Supply Channels and Regulation: This section explored some of the ramifications of different regulatory rules applied to agbiotech products. Clearly, the costs of segregating products in the marketplace (identity-maintained products) will be substantial, at least until the volume increases and the system adjusts from its present commodity focus. But potentially more significant, significant threats are posed to the world grain and oil products trading system, whether they come from expansive biosafety regulations, as was proposed under the Biodiversity Convention, or through refusals of Europeans to consume genetically modified foods. The latter raises troubling issues of scientific proof of health effects under WTO rules, which appear not to be suited to such strongly felt views.

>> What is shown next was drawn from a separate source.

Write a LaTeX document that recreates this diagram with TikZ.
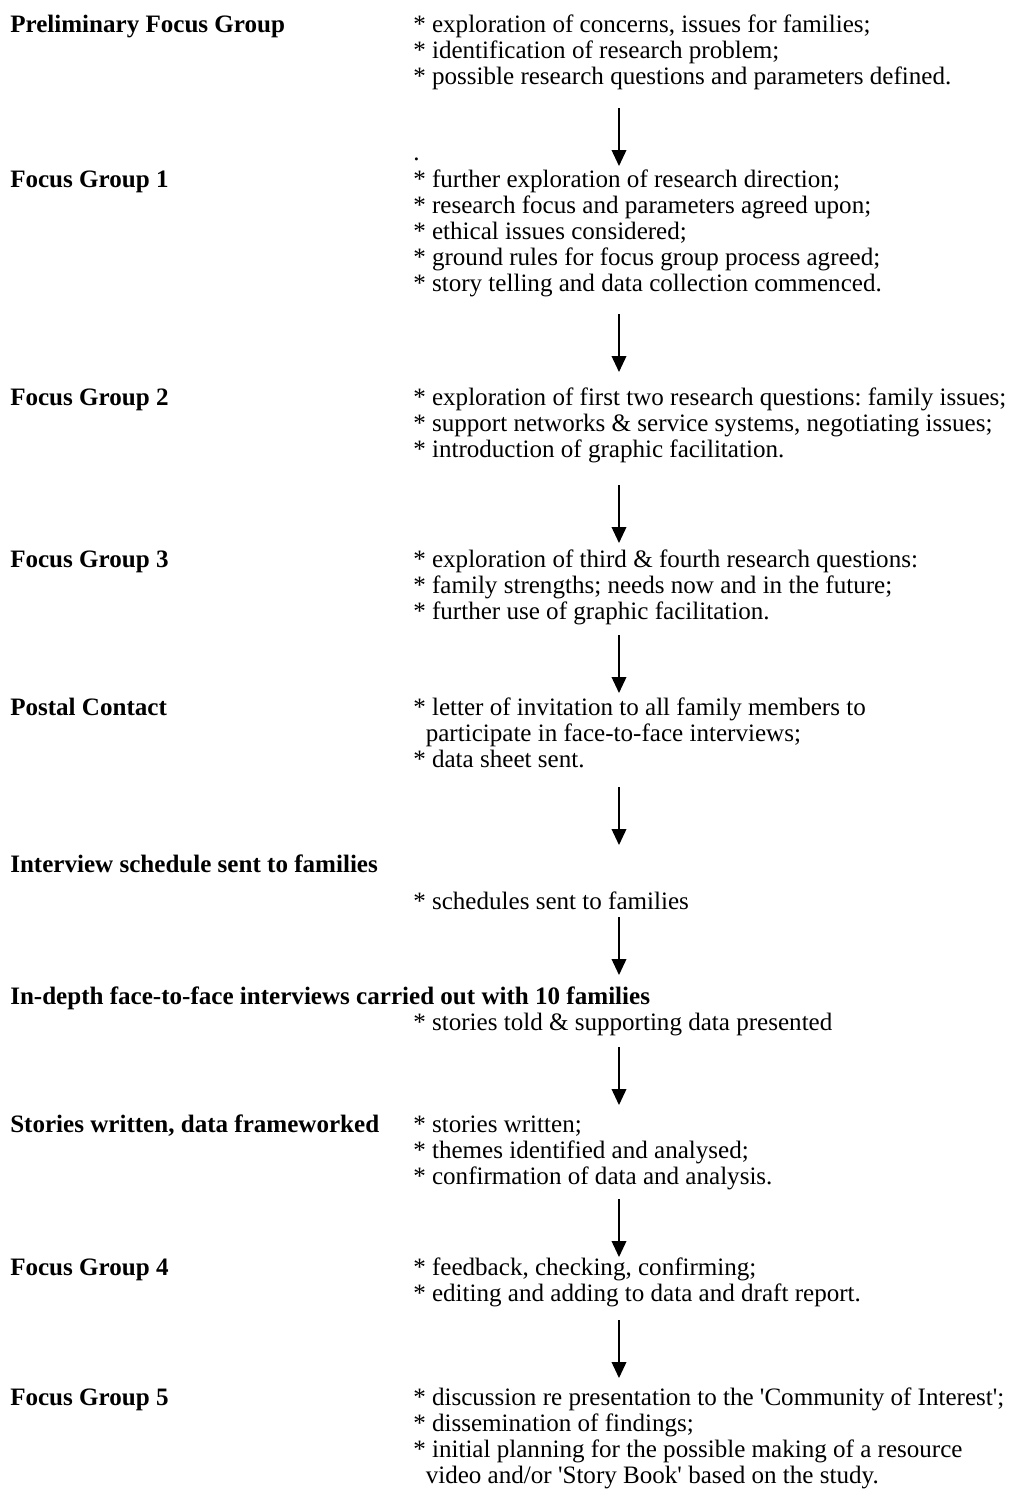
\documentclass[tikz,border=0pt]{standalone}
\usepackage{fontspec}
\setmainfont{Liberation Serif}
\usepackage{tikz}
\usetikzlibrary{arrows.meta}
\newcommand{\flowfont}{\fontsize{18.8pt}{19.5pt}\selectfont\frenchspacing}
\newcommand{\points}[1]{\begin{tabular}[t]{@{}l@{}}#1\end{tabular}}
\tikzset{
  every picture/.style={x=0.75pt, y=-0.75pt},
  stage/.style={anchor=base west, inner sep=0pt, font=\flowfont\bfseries},
  detail/.style={anchor=base west, inner sep=0pt, font=\flowfont},
  flow/.style={-{Triangle[length=12pt, width=11pt]}, line width=1.2pt},
}
\begin{document}
\begin{tikzpicture}
  \useasboundingbox (0,0) rectangle (1018,1510);
  % stages on the left, what happened on the right
  \node[stage] (pre) at (10,32) {Preliminary Focus Group};
  \node[detail] (pretxt) at (413,32) {\points{{*} exploration of concerns, issues for families;\\{*} identification of research problem;\\{*} possible research questions and parameters defined.}};
  \node[detail] (dot) at (413,160) {.};
  \node[stage] (fg1) at (10,187) {Focus Group 1};
  \node[detail] (fg1txt) at (413,187) {\points{{*} further exploration of research direction;\\{*} research focus and parameters agreed upon;\\{*} ethical issues considered;\\{*} ground rules for focus group process agreed;\\{*} story telling and data collection commenced.}};
  \node[stage] (fg2) at (10,405) {Focus Group 2};
  \node[detail] (fg2txt) at (413,405) {\points{{*} exploration of first two research questions: family issues;\\{*} support networks \& service systems, negotiating issues;\\{*} introduction of graphic facilitation.}};
  \node[stage] (fg3) at (10,567) {Focus Group 3};
  \node[detail] (fg3txt) at (413,567) {\points{{*} exploration of third \& fourth research questions:\\{*} family strengths; needs now and in the future;\\{*} further use of graphic facilitation.}};
  \node[stage] (post) at (10,715) {Postal Contact};
  \node[detail] (posttxt) at (413,715) {\points{{*} letter of invitation to all family members to\\\hspace*{0.5em}participate in face-to-face interviews;\\{*} data sheet sent.}};
  \node[stage] (sched) at (10,872) {Interview schedule sent to families};
  \node[detail] (schedtxt) at (413,909) {* schedules sent to families};
  \node[stage] (intv) at (10,1004) {In-depth face-to-face interviews carried out with 10 families};
  \node[detail] (intvtxt) at (413,1030) {* stories told \& supporting data presented};
  \node[stage] (story) at (10,1132) {Stories written, data frameworked};
  \node[detail] (storytxt) at (413,1132) {\points{{*} stories written;\\{*} themes identified and analysed;\\{*} confirmation of data and analysis.}};
  \node[stage] (fg4) at (10,1275) {Focus Group 4};
  \node[detail] (fg4txt) at (413,1275) {\points{{*} feedback, checking, confirming;\\{*} editing and adding to data and draft report.}};
  \node[stage] (fg5) at (10,1405) {Focus Group 5};
  \node[detail] (fg5txt) at (413,1405) {\points{{*} discussion re presentation to the \textquotesingle Community of Interest\textquotesingle;\\{*} dissemination of findings;\\{*} initial planning for the possible making of a resource\\\hspace*{0.5em}video and/or \textquotesingle Story Book\textquotesingle{} based on the study.}};
  % arrow ends
  \coordinate (a1) at (619,108);  \coordinate (b1) at (619,166);
  \coordinate (a2) at (619,314);  \coordinate (b2) at (619,372);
  \coordinate (a3) at (619,485);  \coordinate (b3) at (619,543);
  \coordinate (a4) at (619,635);  \coordinate (b4) at (619,693);
  \coordinate (a5) at (619,787);  \coordinate (b5) at (619,845);
  \coordinate (a6) at (619,917);  \coordinate (b6) at (619,975);
  \coordinate (a7) at (619,1047); \coordinate (b7) at (619,1105);
  \coordinate (a8) at (619,1199); \coordinate (b8) at (619,1257);
  \coordinate (a9) at (619,1320); \coordinate (b9) at (619,1378);
  \foreach \i in {1,...,9}
    \draw[flow] (a\i) -- (b\i);
\end{tikzpicture}
\end{document}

Institutional Analysis and IPR: IPR, and patents in particular, are a driving force in the evolution of agbiotechnology. Papers in this session considered in a large degree mechanisms for mitigating opportunistic use of patent-conferred monopoly rights. Compulsory licensing is possible outside the U.S. (where grounds are very restrictive), but the reasons for limited use worldwide are poorly understood. Commercialization permission for component materials accessed from the private sector is limiting the ability of public sector researchers to release completed products, but any remedy will be extra-market. Universities, it is recommended, can more effectively market their research capabilities as a disciplinary unit, as opposed to a grant-by-grant process.
Trade and Development: Regulatory certainty is one reason proposed for the leading role of U.S. firms in agbiotech research. However, in developing countries there may be insufficient means, and incentive, to enforce trade rights, including those for intellectual property rights. This means some developing countries can be expected to operate outside the current systems, complicating multinational arrangements and affecting technology transfer.
Concluding Notes
At a joint closing session there was broad support for an ongoing institutional organization among the growing body of researchers focusing on agricultural biotechnology. In the U.S., a continuation regional project for NE-165 and/or a section of the AAEA were suggested as possible mechanisms. There was also support for extending the body of knowledge about agbiotech to policy makers through a Congressional briefing, likely in collaboration with C-FARE, among other fora.
That said, the participants were challenged to expand the scope of their activities to include a reexamination of some basic tenets, such as the inelasticity of demand for agricultural products in aggregate. As important, the assembled economists were cajoled to appreciate the threat to many traditional practices and opinions that agbiotech represents to many, and to be more considering in our analysis and policy recommendations.